Though the People’s Republics were initially headed by a mixture of local separatist activists and incomers from Russia involved in the 2014 unrest, the Kremlin worked to replace unpredictable local firebrands with pliable functionaries.
Analysts attributed the murky assassination of Donetsk People’s Republic prime minister Alexander Zakharchenko in 2018, and the forced ouster of his Luhansk counterpart Igor Plotnitsky the year before to power struggles, as independent-minded leaders were replaced by Moscow’s preferred candidates.
Likewise, Igor Girkin, who also goes by the alias Strelkov, the nationalist paramilitary commander who played a crucial role in creating the People’s Republics and allegedly commanded the shooting down of MH-17, is now largely sidelined from political life in Russia.
“Previously, there were leaders in the Donbas who were more independent minded, or at least focussed on enriching themselves,” said Nikolaus von Twickel, a Berlin-based Eastern Ukraine analyst.
“But they were sidelined or replaced. Now, the leaders are essentially puppets of Moscow.”
Today, von Twickel noted, both People’s Republics are dominated by defected former officers of the SBU, Ukraine’s internal security service, many of whom have close ties to their colleagues in the Russian FSB.
Officially, Russia remains committed to the Donbas returning to Ukrainian sovereignty with extensive autonomy, under the 2015 Minsk Agreements.
But the People’s Republics’ leaders themselves have tended to prefer outright annexation by Moscow.
With Ukrainian President Volodymyr Zelenskiy ruling out the direct negotiations with the separatists required under the Minsk agreements, Borodai and others see an opening to push for a decisive break with Ukraine for the Donbas.
Simultaneously, Moscow’s commitment to the Minsk process has been called into question by increasingly aggressive rhetoric in Russia.
On Tuesday, Putin claimed that Kyiv was committing "genocide" in the region, while Russian state media aired a number of programs purportedly showing secret mass graves in the region and the potential for Ukrainian forces to use chemical weapons against the people of the Donbas.
With major ceasefire violations occurring on Thursday at Stanitsa Luhanska, one of the few operational crossing points between separatist- and Kyiv-held territory, Borodai and other senior Donbas officials have warned Moscow that a new confrontation with Ukraine is “inevitable.”
Speaking to The Moscow Times, Borodai was careful not to criticize Putin personally, but said that certain Russian officials were “naive” for believing Ukraine would implement the Minsk agreements in the future.
“Of course, we should have recognized the Donbas earlier, but because of certain tactical decisions, the political will was not there,” he said.
“Within the Russian establishment, there are those who say we should implement Minsk, that we shouldn't bury them.

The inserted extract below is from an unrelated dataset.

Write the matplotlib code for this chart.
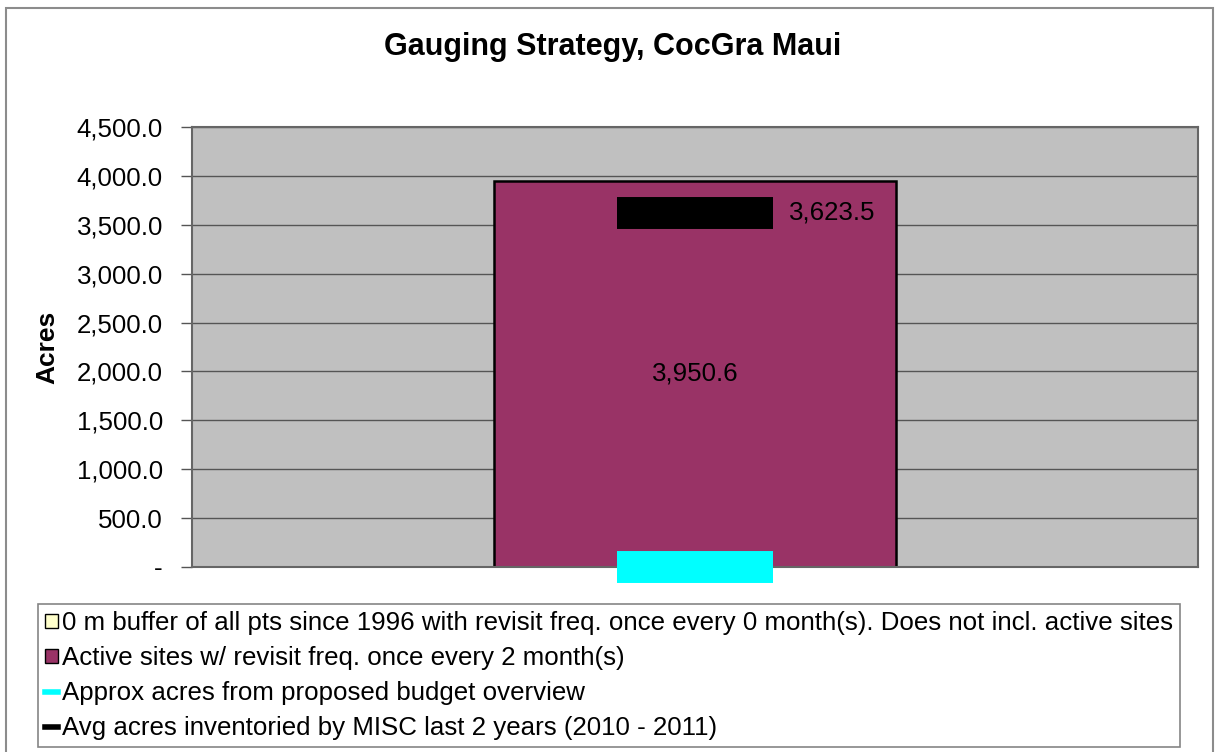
import matplotlib.pyplot as plt
from matplotlib.lines import Line2D
from matplotlib.patches import Patch, Rectangle
from matplotlib.ticker import FuncFormatter

plt.rcParams['font.family'] = ['Liberation Sans', 'DejaVu Sans']

# series values (acres)
categories = ['CocGra Maui']
buffer_acres = [0.0]
active_acres = [3950.6]
budget_acres = [0.0]
misc_avg_acres = [3623.5]

legend_labels = [
    '0 m buffer of all pts since 1996 with revisit freq. once every 0 month(s). Does not incl. active sites',
    'Active sites w/ revisit freq. once every 2 month(s)',
    'Approx acres from proposed budget overview',
    'Avg acres inventoried by MISC last 2 years (2010 - 2011)',
]

W, H = 1216, 752
FS = 18.6
fig = plt.figure(figsize=(W / 100, H / 100), dpi=100)
fig.patch.set_facecolor('white')

# chart border
fig.add_artist(Rectangle((6 / W, -0.01), 1207 / W, 1 - 8 / H + 0.01,
                         transform=fig.transFigure, fill=False,
                         edgecolor='#8c8c8c', linewidth=1.5))

ax = fig.add_axes([192 / W, 1 - 567 / H, (1198 - 192) / W, (567 - 127) / H])
ax.set_facecolor('#c0c0c0')

x = range(len(categories))
ax.bar(x, buffer_acres, width=0.4, color='#ffffcc', edgecolor='black', linewidth=1.5)
ax.bar(x, active_acres, width=0.4, bottom=buffer_acres, color='#993366',
       edgecolor='black', linewidth=1.8, zorder=2)

# dash markers for the two reference lines
ax.plot(x, budget_acres, linestyle='none', marker='_', markersize=112,
        markeredgewidth=23, color='#00ffff', clip_on=False, zorder=4)
ax.plot(x, misc_avg_acres, linestyle='none', marker='_', markersize=112,
        markeredgewidth=23, color='black', zorder=4)

for i in x:
    ax.text(i, buffer_acres[i] + active_acres[i] / 2, f'{active_acres[i]:,.1f}',
            ha='center', va='center', fontsize=FS, zorder=5)
    ax.annotate(f'{misc_avg_acres[i]:,.1f}', (i, misc_avg_acres[i]),
                xytext=(68, 0), textcoords='offset points',
                ha='left', va='center', fontsize=FS, zorder=5)

ax.set_xlim(-0.5, 0.5)
ax.set_ylim(0, 4500)
ax.set_yticks(range(0, 4501, 500))
ax.yaxis.set_major_formatter(FuncFormatter(lambda v, p: '-' if v == 0 else f'{v:,.1f}'))
ax.tick_params(axis='y', labelsize=FS, length=8, width=1, color='#555555', pad=13)
ax.tick_params(axis='x', bottom=False, labelbottom=False)
ax.yaxis.grid(True, color='#555555', linewidth=1)
ax.set_axisbelow(True)
for side in ax.spines.values():
    side.set_color('#666666')
    side.set_linewidth(1.5)

ax.set_ylabel('Acres', fontsize=19, fontweight='bold', labelpad=12)
fig.text(613 / W, 1 - 47 / H, 'Gauging Strategy, CocGra Maui',
         ha='center', va='center', fontsize=22, fontweight='bold')

handles = [
    Patch(facecolor='#ffffcc', edgecolor='black', linewidth=1),
    Patch(facecolor='#993366', edgecolor='black', linewidth=1),
    Line2D([], [], color='#00ffff', linewidth=4),
    Line2D([], [], color='black', linewidth=4),
]
leg = fig.legend(handles, legend_labels, loc='upper left',
                 bbox_to_anchor=(38 / W, 1 - 604 / H), fontsize=FS,
                 frameon=True, fancybox=False, edgecolor='#666666',
                 handlelength=0.5, handleheight=0.5, handletextpad=0.15,
                 labelspacing=0.42, borderpad=0.28, borderaxespad=0)
leg.get_frame().set_linewidth(1.2)

fig.savefig('out.png', dpi=100)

But you can’t bury something that was never alive.”
Even so, with Putin having told German Chancellor Olaf Scholz on Tuesday that he would not recognize the Donbas republics for the time being, the separatist movement’s leaders' influence on the Kremlin seems more limited than ever.
“I don’t think Putin will drag out the decision [on the Donbas],” said Borodai.
“But of course, I can’t speak for him.”